A slump in reinsurance prices is playing to the strengths of the biggest global reinsurers, while piling pressure on smaller competitors to diversify or consolidate.
Reinsurers, which help insurers shoulder risk in exchange for part of the profit, this month unveiled the results of talks with insurance company customers to renew contracts for the start of 2014, amid what analysts are calling the biggest market-wide price decline since the late 1990s.
The results showed that reinsurance suppliers were separating into tiers, with larger and diversified companies such as Munich Re, Hannover Re and Swiss Re faring much better than smaller and narrowly-focused firms, which are likely to struggle to meet return on equity targets, according to industry executives and brokers.

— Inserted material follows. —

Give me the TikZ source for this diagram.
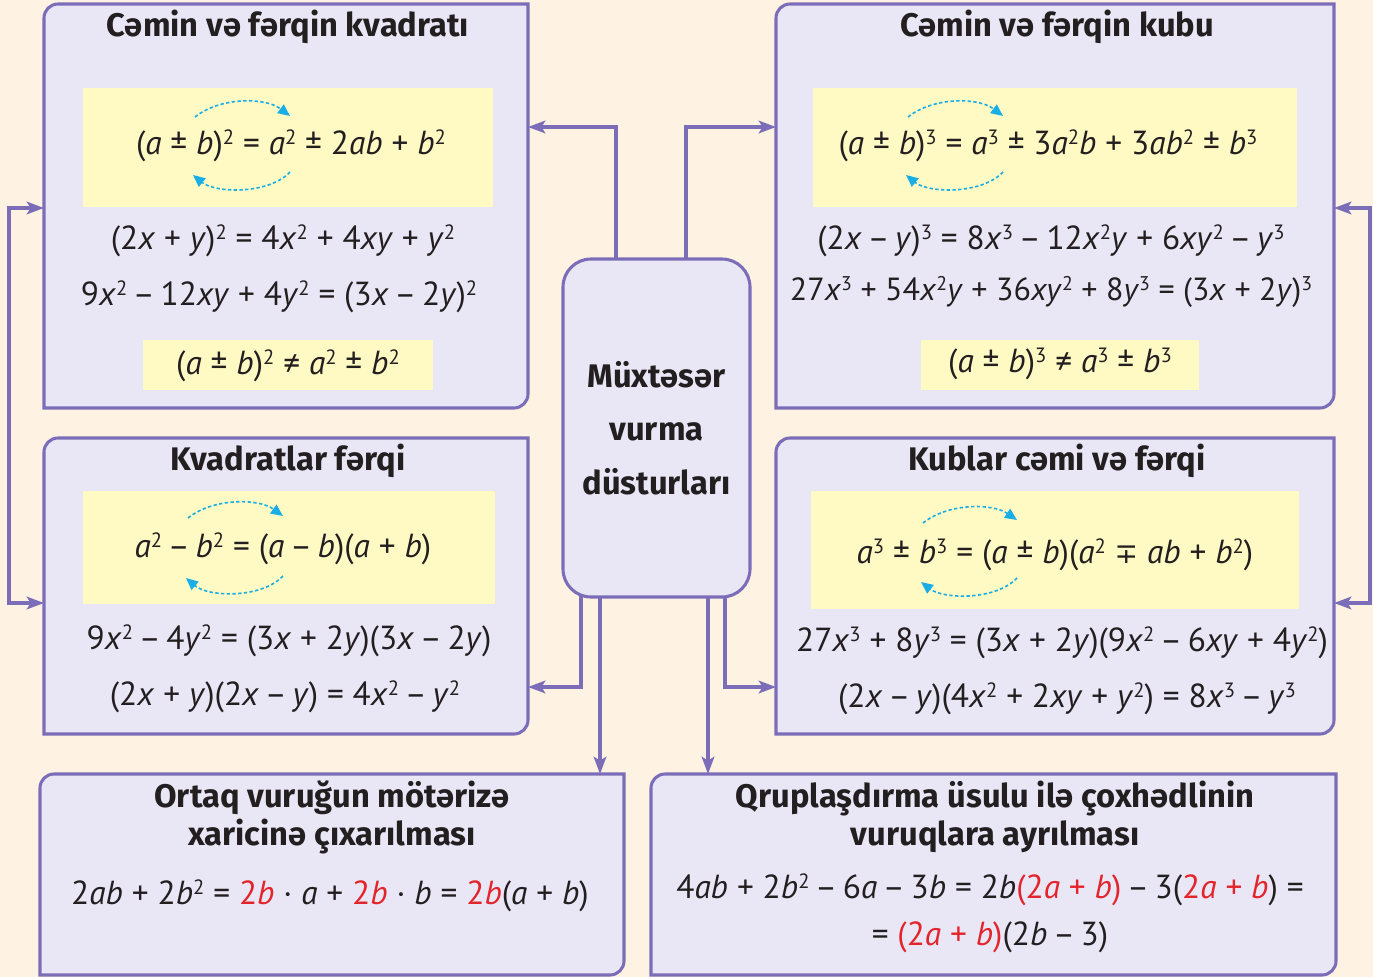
\documentclass[tikz,border=0pt]{standalone}
\usepackage{fontspec}
\usepackage{graphicx}
\setmainfont{PT Sans}
\newfontfamily\hfont{Fira Sans}
\newfontfamily\symf{DejaVu Sans}
\usetikzlibrary{arrows.meta}
\newdimen\px \px=0.75pt
\definecolor{bgc}{HTML}{FEF2E3}
\definecolor{boxc}{HTML}{E9E7F6}
\definecolor{linec}{HTML}{7C6DB9}
\definecolor{yelc}{HTML}{FFF9C3}
\definecolor{cyanc}{HTML}{19AEE6}
\definecolor{redc}{HTML}{E3242B}
\definecolor{ink}{HTML}{231F20}
\newcommand\vv[1]{\textit{#1}}
\newcommand\sps[1]{\raisebox{0.62ex}{\scalebox{0.62}{#1}}}
\newcommand\rd[1]{\textcolor{redc}{#1}}
\newcommand\mi{\hspace{0.17em}–\hspace{0.17em}}
\newcommand\panel[4]{% x1 y1 x2 y2 : rounded top-left and bottom-right
  \draw[panelst] (#1,#4) -- (#1,#2+14) arc[start angle=180,end angle=270,radius=14] -- (#3,#2) -- (#3,#4-14) arc[start angle=0,end angle=90,radius=14] -- cycle;}
\begin{document}
\begin{tikzpicture}[x=0.75pt,y=-0.75pt,
  panelst/.style={fill=boxc,draw=linec,line width=2.3pt},
  anchorbox/.style={inner sep=0pt,outer sep=0pt},
  conn/.style={draw=linec,line width=2.3pt,-{Stealth[length=13pt,width=9.5pt,inset=3pt]}},
  conn2/.style={draw=linec,line width=2.3pt,{Stealth[length=13pt,width=9.5pt,inset=3pt]}-{Stealth[length=13pt,width=9.5pt,inset=3pt]}},
  swap/.style={draw=cyanc,line width=1.2pt,dash pattern=on 2.5pt off 1.8pt,-{Triangle[length=9pt,width=8pt]}},
  ttl/.style={font=\hfont\bfseries\fontsize{24.5}{28.5}\selectfont,text=ink,align=center,inner sep=0pt},
  eq/.style={font=\fontsize{25}{29}\selectfont,text=ink,inner sep=0pt},
  yel/.style={fill=yelc}]
\useasboundingbox (0,0) rectangle (1373,977);
\fill[bgc] (0,0) rectangle (1373,977);

% panels
\panel{44}{4}{528}{408}
\panel{776}{4}{1334}{408}
\panel{44}{438}{528}{734}
\panel{776}{438}{1334}{734}
\panel{40}{774}{624}{975}
\panel{651}{774}{1336}{975}
\node[anchorbox,minimum width=484\px,minimum height=404\px] (TL) at (286,206) {};
\node[anchorbox,minimum width=558\px,minimum height=404\px] (TR) at (1055,206) {};
\node[anchorbox,minimum width=484\px,minimum height=296\px] (KF) at (286,586) {};
\node[anchorbox,minimum width=558\px,minimum height=296\px] (KC) at (1055,586) {};
\node[anchorbox,minimum width=584\px,minimum height=201\px] (OB) at (332,874.5) {};
\node[anchorbox,minimum width=685\px,minimum height=201\px] (QB) at (993.5,874.5) {};
\node[anchorbox,minimum width=187\px,minimum height=338\px] (CBa) at (656.5,427) {};

% yellow highlights
\fill[yel] (83,88) rectangle (493,207);
\fill[yel] (143,340) rectangle (433,390);
\fill[yel] (813,88) rectangle (1297,207);
\fill[yel] (921,340) rectangle (1199,390);
\fill[yel] (83,491) rectangle (495,604);
\fill[yel] (811,491) rectangle (1299,609);

% connectors
\coordinate (a1) at (616,127);
\coordinate (a2) at (686,127);
\coordinate (a3) at (581,687);
\coordinate (a4) at (600,774);
\coordinate (a5) at (708,774);
\coordinate (a6) at (725,687);
\coordinate (l1) at (9,208);
\coordinate (l2) at (9,603);
\coordinate (r1) at (1370,208);
\coordinate (r2) at (1370,603);
\draw[conn] (a1 |- CBa.north) -- (a1) -- (a1 -| TL.east);
\draw[conn] (a2 |- CBa.north) -- (a2) -- (a2 -| TR.west);
\draw[conn] (a3 |- CBa.south) -- (a3) -- (a3 -| KF.east);
\draw[conn] (a4 |- CBa.south) -- (a4 |- OB.north);
\draw[conn] (a5 |- CBa.south) -- (a5 |- QB.north);
\draw[conn] (a6 |- CBa.south) -- (a6) -- (a6 -| KC.west);
\draw[conn2] (l1 -| TL.west) -- (l1) -- (l2) -- (l2 -| KF.west);
\draw[conn2] (r1 -| TR.east) -- (r1) -- (r2) -- (r2 -| KC.east);

% central box
\node[draw=linec,fill=boxc,line width=2.3pt,rounded corners=21pt,minimum width=187\px,minimum height=338\px,inner sep=0pt,
      font=\hfont\bfseries\fontsize{24.5}{40}\selectfont,text=ink,align=center] (CB) at (656.5,428)
      {Müxtəsər\\vurma\\düsturları};

% titles
\node[ttl] (t1) at (288,27) {Cəmin və fərqin kvadratı};
\node[ttl] (t2) at (1057,27) {Cəmin və fərqin kubu};
\node[ttl] (t3) at (288,461) {Kvadratlar fərqi};
\node[ttl] (t4) at (1057,461) {Kublar cəmi və fərqi};
\node[ttl] (t5) at (332,817) {Ortaq vuruğun mötərizə\\xaricinə çıxarılması};
\node[ttl] (t6) at (995,817) {Qruplaşdırma üsulu ilə çoxhədlinin\\vuruqlara ayrılması};

% formulas: square of sum/difference
\node[eq] (f1) at (291,146) {(\vv{a} ± \vv{b})\sps{2} = \vv{a}\sps{2} ± 2\vv{ab} + \vv{b}\sps{2}};
\node[eq] (f2) at (283,241) {(2\vv{x} + \vv{y})\sps{2} = 4\vv{x}\sps{2} + 4\vv{xy} + \vv{y}\sps{2}};
\node[eq] (f3) at (279,297) {9\vv{x}\sps{2}\mi12\vv{xy} + 4\vv{y}\sps{2} = (3\vv{x}\mi2\vv{y})\sps{2}};
\node[eq] (f4) at (288,366) {(\vv{a} ± \vv{b})\sps{2} ≠ \vv{a}\sps{2} ± \vv{b}\sps{2}};

% cube
\node[eq] (g1) at (1048,146) {(\vv{a} ± \vv{b})\sps{3} = \vv{a}\sps{3} ± 3\vv{a}\sps{2}\vv{b} + 3\vv{ab}\sps{2} ± \vv{b}\sps{3}};
\node[eq] (g2) at (1051,241) {(2\vv{x}\mi\vv{y})\sps{3} = 8\vv{x}\sps{3}\mi12\vv{x}\sps{2}\vv{y} + 6\vv{xy}\sps{2}\mi\vv{y}\sps{3}};
\node[eq,font=\fontsize{24}{29}\selectfont] (g3) at (1051,292) {27\vv{x}\sps{3} + 54\vv{x}\sps{2}\vv{y} + 36\vv{xy}\sps{2} + 8\vv{y}\sps{3} = (3\vv{x} + 2\vv{y})\sps{3}};
\node[eq] (g4) at (1060,364) {(\vv{a} ± \vv{b})\sps{3} ≠ \vv{a}\sps{3} ± \vv{b}\sps{3}};

% difference of squares
\node[eq] (h1) at (283,549) {\vv{a}\sps{2}\mi\vv{b}\sps{2} = (\vv{a}\mi\vv{b})(\vv{a} + \vv{b})};
\node[eq] (h2) at (289,641) {9\vv{x}\sps{2}\mi4\vv{y}\sps{2} = (3\vv{x} + 2\vv{y})(3\vv{x}\mi2\vv{y})};
\node[eq] (h3) at (285,697) {(2\vv{x} + \vv{y})(2\vv{x}\mi\vv{y}) = 4\vv{x}\sps{2}\mi\vv{y}\sps{2}};

% sum/difference of cubes
\node[eq] (k1) at (1055,555) {\vv{a}\sps{3} ± \vv{b}\sps{3} = (\vv{a} ± \vv{b})(\vv{a}\sps{2} {\symf\fontsize{21}{25}\selectfont ∓} \vv{ab} + \vv{b}\sps{2})};
\node[eq] (k2) at (1062,643) {27\vv{x}\sps{3} + 8\vv{y}\sps{3} = (3\vv{x} + 2\vv{y})(9\vv{x}\sps{2}\mi6\vv{xy} + 4\vv{y}\sps{2})};
\node[eq] (k3) at (1067,699) {(2\vv{x}\mi\vv{y})(4\vv{x}\sps{2} + 2\vv{xy} + \vv{y}\sps{2}) = 8\vv{x}\sps{3}\mi\vv{y}\sps{3}};

% bottom formulas
\node[eq] (m1) at (330,896) {2\vv{ab} + 2\vv{b}\sps{2} = \rd{2\vv{b}} · \vv{a} + \rd{2\vv{b}} · \vv{b} = \rd{2\vv{b}}(\vv{a} + \vv{b})};
\node[eq] (n1) at (990,890) {4\vv{ab} + 2\vv{b}\sps{2}\mi6\vv{a}\mi3\vv{b} = 2\vv{b}\rd{(2\vv{a} + \vv{b})}\mi3(\rd{2\vv{a} + \vv{b}}) =};
\node[eq] (n2) at (990,937) {= \rd{(2\vv{a} + \vv{b})}(2\vv{b}\mi3)};

% swap arrows
\draw[swap] (195,117) .. controls (220,97) and (265,97) .. (290,116);
\draw[swap] (290,172) .. controls (268,195) and (215,193) .. (193,175);
\draw[swap] (908,117) .. controls (933,97) and (978,97) .. (1003,116);
\draw[swap] (1003,172) .. controls (981,195) and (928,193) .. (906,175);
\draw[swap] (188,518) .. controls (213,498) and (258,498) .. (283,516);
\draw[swap] (283,576) .. controls (261,599) and (208,597) .. (186,578);
\draw[swap] (923,523) .. controls (948,503) and (992,503) .. (1017,520);
\draw[swap] (1017,578) .. controls (995,601) and (943,599) .. (921,582);
\end{tikzpicture}
\end{document}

“It’s a tough market for all but the larger two groups, the top two tiers of reinsurers, are probably doing disproportionately better,” Swiss Re Chief Financial Officer George Quinn told Reuters.
The headwinds facing the industry are coming from different directions.
A dearth of natural catastrophes like hurricanes or earthquakes over the last two years has left many reinsurers sitting on a thick cushion of profit that has prompted their customers to press for cheaper premiums.
That price pressure has been compounded by competition from pension funds, which have poured into investment vehicles that offer reinsurance in direct competition with traditional reinsurance companies.
Global insurance companies are also getting better at managing risk.
Whereas different regions and divisions within one insurance company used to make their own reinsurance decisions, sophisticated new modelling techniques allow central managers to devise group-wide reinsurance strategies.
That is helping insurers to improve returns and better manage their capital, solvency and counterparty risks, and many are buying less reinsurance as a result.
“Clients are concentrating their buying behaviour and are more focused on a smaller list of reinsurers,” Quinn said.
Reinsurers that can offer pricing, capacity and underwriting in multiple business lines that match the global approach of their clients will benefit the most, said Victor Peignet, a senior executive at French reinsurer Scor.
“A group of 5 to 15 reinsurers is emerging and is going to form the panel of co-partners for an increasing number of large and mid-sized insurers,” he told a conference call this month.
He predicted the industry shake-out would intensify in the next rounds of contract talks between reinsurers and their insurance clients.
Brokers say many reinsurance segments will see prices plunge by 25 percent in 2014.
But bigger players do not appear to have suffered too badly so far. Scor, for example, has reported a fall in average prices of just 0.2 percent, while industry leader Munich Re said it had seen a 1.5 percent decline.
“There is a growing sense that some carriers are beginning to fare better than others in this market,” said Mike Van Slooten, head of market analysis at reinsurance broker Aon Benfield.
The changes can be seen in Aon Benfield’s regular analysis of the top 31 reinsurance players, which represent more than 60 percent of the whole market, Van Slooten said.
“Even among the smaller players in that group, we see growing evidence of disparity in performance,” he said.
Among the smaller players, for example, U.S.-listed Argo Group International Holdings has a return on equity of 5.9 percent over the last twelve months, compared with 12.7 percent for Swiss Re, according to Thomson Reuters data.
Smaller reinsurers – those with total capital of $3 billion or so – may need to reinvent themselves to stay in the game, by diversifying into insurance, forming consortia or seeking to act as managers of outside capital, industry observers say.
“Some smaller reinsurers will likely look to consolidate in order to survive,” said Paddy Jago, President of broker Willis Re.
Consolidation does not have to take the form of mergers, however, and could result from weaker players being forced out of business as clients switch to other providers.